A plan of attack had already been established. They already knew what they wanted to achieve.
“They met before the start of the season and discussed what they wanted to accomplish and what they needed to do to accomplish those goals,” Smith said. “They have been extremely focused since day one. I’m not sure how much guidance I’ve provided them. I’ve just sat back and watched.”
The team of Abby Sullivan, Lorraine Hack, Anneke Stoker and Kylie Otton head into the Class 2A state girls swimming championships, which begin Friday at the King County Aquatic Center in Federal Way, as the favorites in the 400 freestyle relay.
The quartet is coming off a victory at the District IV meet where they completed the event in 3 minutes, 44.6 seconds – the fastest time this season for any 2A squad.
“Everything has just been amazing so far,” said Sullivan, who will also compete individually in the 100 free and 100 backstroke this weekend. “I can’t tell you how much fun we’ve been having.”
Sullivan, a senior and the lone club swimmer on the team, is no stranger to state titles.
As a freshman, she captured the 2A 200 free title.
“She’s about as fast a swimmer as you’ll find,” Smith said. “Plus being a club swimmer it really is like having another coach out there.”
Sullivan didn’t swim for Tumwater during her junior year, instead electing to focus her time in the water with Tacoma Swim Club.
The decision, ultimately, paid off as Sullivan drew the attention of several high-profile colleges before verbally committing to Wyoming earlier in the season.
“Not swimming for Tumwater last year was one of the hardest decisions I had to make,” Sullivan said. “I think it was the right one, but it was incredibly tough. Coming back has been incredible. I think I’ve grown up a lot. I know what I want now. I’ve set goals and worked hard to achieve them.”
While Sullivan came from a swimming background, fellow senior Hack emerged from a completely different form of it – that being synchronized swimming.
Hack took up synchronized swimming seven years ago when she and a friend decided to give it a try at the Olympia YMCA.
She excelled quickly at the sport, competing for Olympia Synchro and Seattle Synchro Swimming teams and twice earning spots on the U.S. National team.
“She’s just a gifted athlete,” Smith said. “The thing is it takes a lot of body control to be (a) success at synchronized swimming. I really think that made it easier for her to transition into this sport.”
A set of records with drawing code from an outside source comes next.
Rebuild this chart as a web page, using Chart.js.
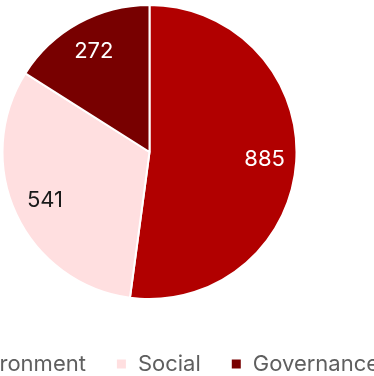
<!DOCTYPE html>
<html>
<head>
<meta charset="utf-8">
<script src="https://cdn.jsdelivr.net/npm/chart.js@4.4.0/dist/chart.umd.min.js"></script>
<style>
  html, body { margin: 0; padding: 0; background: #fff; overflow: hidden; }
  #wrap { position: absolute; left: -138px; top: -19px; width: 600px; height: 404px; }
</style>
</head>
<body>
<div id="wrap"><canvas id="pieChart" width="600" height="404"></canvas></div>
<script>
// ESG pillar counts
const pillars = ['Environment', 'Social', 'Governance'];
const counts = [885, 541, 272];
const sliceColors = ['#b10000', '#ffdfe0', '#780000'];
const valueColors = ['#ffffff', '#1a1a1a', '#ffffff'];

// writes the count inside each slice
const sliceValues = {
  id: 'sliceValues',
  afterDatasetsDraw(chart) {
    const ctx = chart.ctx;
    const meta = chart.getDatasetMeta(0);
    ctx.save();
    ctx.font = '400 22px Inter';
    ctx.textAlign = 'center';
    ctx.textBaseline = 'middle';
    meta.data.forEach((arc, i) => {
      const p = arc.getProps(['x', 'y', 'startAngle', 'endAngle', 'outerRadius'], true);
      const mid = (p.startAngle + p.endAngle) / 2;
      const r = p.outerRadius * 0.785;
      ctx.fillStyle = valueColors[i];
      ctx.fillText(String(counts[i]), p.x + Math.cos(mid) * r, p.y + Math.sin(mid) * r);
    });
    ctx.restore();
  }
};

// legend sits a little right of the pie centre
const legendShift = {
  id: 'legendShift',
  afterLayout(chart) {
    chart.legend.left += 7;
    chart.legend.right += 7;
  }
};

window.addEventListener('load', () => {
  const ctx = document.getElementById('pieChart');
  new Chart(ctx, {
    type: 'pie',
    data: {
      labels: pillars,
      datasets: [{
        data: counts,
        backgroundColor: sliceColors,
        borderColor: '#ffffff',
        borderWidth: 2,
        hoverOffset: 0
      }]
    },
    options: {
      responsive: false,
      animation: false,
      radius: 147,
      layout: { padding: { top: 0, right: 25, bottom: 0, left: 0 } },
      plugins: {
        tooltip: { enabled: false },
        legend: {
          position: 'bottom',
          labels: {
            boxWidth: 11,
            boxHeight: 11,
            padding: 30,
            color: '#5f5f5f',
            font: { family: 'Inter', size: 22 }
          }
        }
      }
    },
    plugins: [sliceValues, legendShift]
  });
});
</script>
</body>
</html>
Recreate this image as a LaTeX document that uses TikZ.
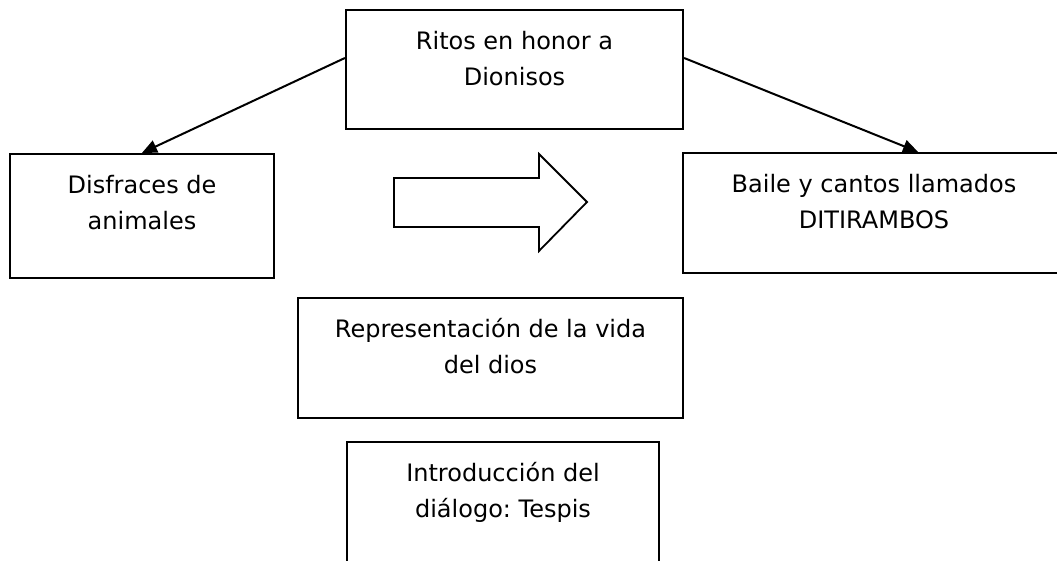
\documentclass[tikz,border=0pt]{standalone}
\usepackage{fontspec}
\setmainfont{DejaVu Sans}
\usepackage{tikz}
\usetikzlibrary{arrows.meta}
\frenchspacing
\tikzset{
  caja/.style={draw, line width=1.1pt, inner xsep=0pt, inner ysep=0pt, align=center,
    text height=38pt, font=\fontsize{12}{18}\selectfont},
  flecha/.style={-{Triangle[length=7.5pt,width=6.5pt]}, line width=1pt}
}

\begin{document}
\begin{tikzpicture}[x=0.5pt,y=-0.5pt]
  \useasboundingbox (0,0) rectangle (1057,561);
   \draw (514.5,69.5) node[caja, minimum width=168.5pt, text depth=21.5pt] (ritos) {Ritos en honor a\\Dionisos};
  \draw (142,216) node[caja, minimum width=132pt, text depth=24pt] (disfraces) {Disfraces de\\animales};
  \draw (874,213) node[caja, minimum width=191pt, text depth=22pt] (baile) {Baile y cantos llamados\\DITIRAMBOS};
      \draw (490.5,358) node[caja, minimum width=192.5pt, text depth=22pt] (vida) {Representación de la vida\\del dios};
  \draw (503,506) node[caja, minimum width=156pt, text depth=26pt] (tespis) {Introducción del\\diálogo: Tespis};

  \draw[line width=0.9pt] (394,178) -- (539,178) -- (539,154) -- (587,202) -- (539,251) -- (539,227) -- (394,227) -- cycle;

    \path[flecha] ([yshift=5.75pt]ritos.west) edge (disfraces.north);
    \path[flecha] ([yshift=5.75pt]ritos.east) edge ([xshift=22pt]baile.north);

\end{tikzpicture}
\end{document}
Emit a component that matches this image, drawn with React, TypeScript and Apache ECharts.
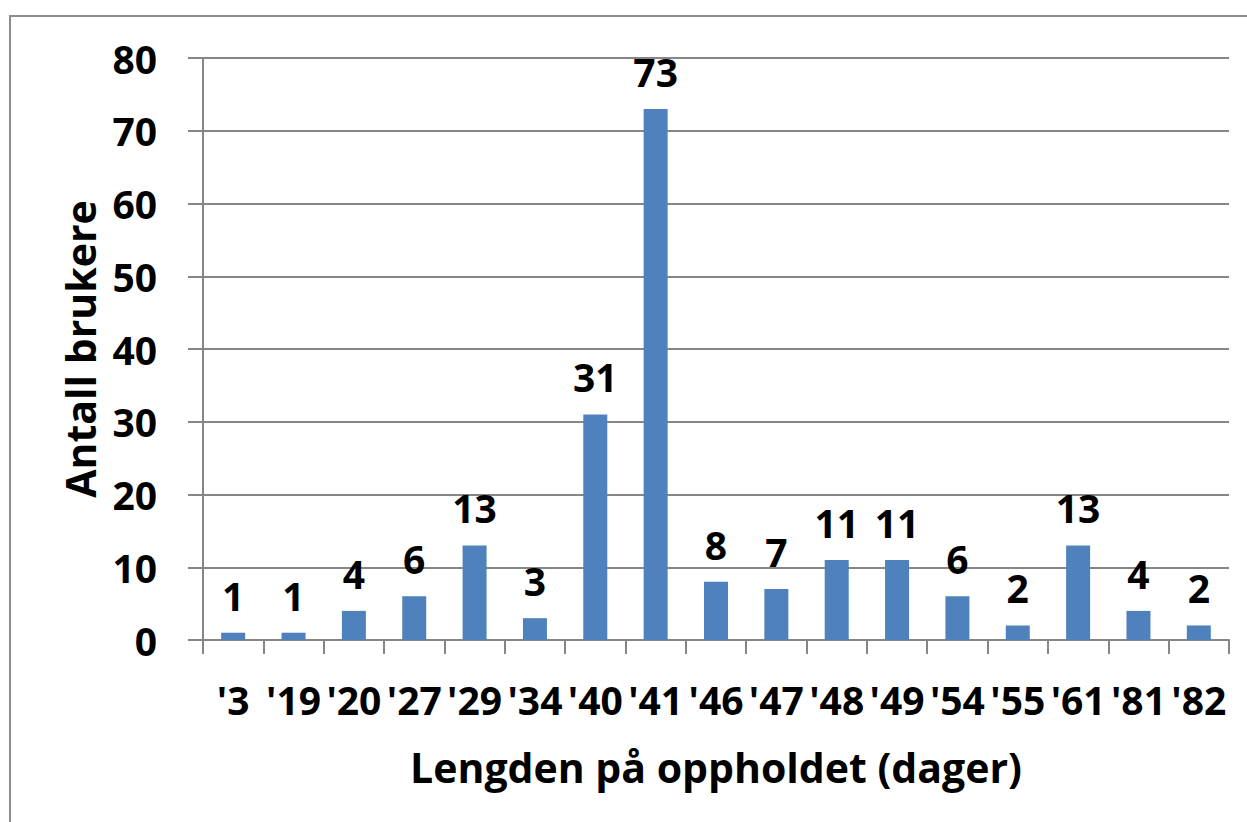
import React, { useEffect, useRef } from "react";
import * as echarts from "echarts";

const categories = ["'3", "'19", "'20", "'27", "'29", "'34", "'40", "'41", "'46", "'47", "'48", "'49", "'54", "'55", "'61", "'81", "'82"];
const counts = [1, 1, 4, 6, 13, 3, 31, 73, 8, 7, 11, 11, 6, 2, 13, 4, 2];
const yTitle = "Antall brukere";
const xTitle = "Lengden på oppholdet (dager)";

const FONT = "Open Sans";

export default function App() {
  const ref = useRef<HTMLDivElement>(null);
  useEffect(() => {
    const chart = echarts.init(ref.current!, null, { renderer: "svg" });
    chart.setOption({
      animation: false,
      backgroundColor: "#ffffff",
      textStyle: { fontFamily: FONT },
      graphic: [
        {
          type: "rect",
          shape: { x: 10, y: 16, width: 1300, height: 900 },
          style: { fill: "none", stroke: "#8c8c8c", lineWidth: 2 },
          silent: true,
        },
      ],
      grid: { left: 203, right: 18, top: 58, bottom: 182 },
      xAxis: {
        type: "category",
        data: categories,
        axisLine: { lineStyle: { color: "#868686", width: 2 } },
        axisTick: { show: true, length: 14, lineStyle: { color: "#868686", width: 2 } },
        axisLabel: { color: "#000", fontFamily: FONT, fontWeight: "bold", fontSize: 39, margin: 40, interval: 0 },
        name: xTitle,
        nameLocation: "middle",
        nameGap: 106,
        nameTextStyle: { color: "#000", fontFamily: FONT, fontWeight: "bold", fontSize: 41 },
      },
      yAxis: {
        type: "value",
        min: 0,
        max: 80,
        interval: 10,
        axisLine: { show: true, lineStyle: { color: "#868686", width: 2 } },
        axisTick: { show: true, length: 15, lineStyle: { color: "#868686", width: 2 } },
        splitLine: { lineStyle: { color: "#868686", width: 2 } },
        axisLabel: { color: "#000", fontFamily: FONT, fontWeight: "bold", fontSize: 39, margin: 46 },
        name: yTitle,
        nameLocation: "middle",
        nameGap: 103,
        nameRotate: 90,
        nameTextStyle: { color: "#000", fontFamily: FONT, fontWeight: "bold", fontSize: 41 },
      },
      series: [
        {
          type: "bar",
          data: counts,
          barWidth: 24,
          itemStyle: { color: "#4F81BD" },
          label: {
            show: true,
            position: "top",
            distance: 18,
            color: "#000",
            fontFamily: FONT,
            fontWeight: "bold",
            fontSize: 39,
          },
        },
      ],
    });
    return () => chart.dispose();
  }, []);
  return <div ref={ref} style={{ position: "fixed", left: 0, top: 0, width: 1247, height: 822 }} />;
}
Hack shined at the District IV championships, beating her previous highmark in the 200 individual medley by nearly three seconds and finishing second to Hockinson’s Julia Sanders, the three-time defending champion. Hack also posted a season-best time of 59.36 in the 100 butterfly.
“Districts was definitely surprising for me,” Hack said. “I was very pleased with how I did. Hopefully, I haven’t peaked just yet. We have one more meet.”
In addition to being one of the teams to beat in the 400 relay, the T-Birds will also be difficult to defeat in the 200 medley relay.
Tumwater captured the district title in the 200 medley relay with Sullivan (backstroke), Stoker (butterfly), Hack (breaststroke) and Kylie Otton (freestyle), stopping the clock in a season-best time of 1:56.9.
“It’s kind of hard to believe it’s almost all going to be over,” Hack said. “We’re just trying to make sure the season ends on a good note.”
Stoker will compete in the 100 and 200 free, while Rachel Howard (diving) and the 200 free relay team of Maleah Bailey, Alex Cumings, Winter Herron and Marguerite Henderson give the T-Birds a strong chance to finish in a top placing at the meet.
“Obviously, a state championship is what everyone wants,” Sullivan said. “We’re no different. But this team has already accomplished so many goals and achieved so much. If it doesn’t happen, it won’t take away from all the positive experiences we’ve had this year.”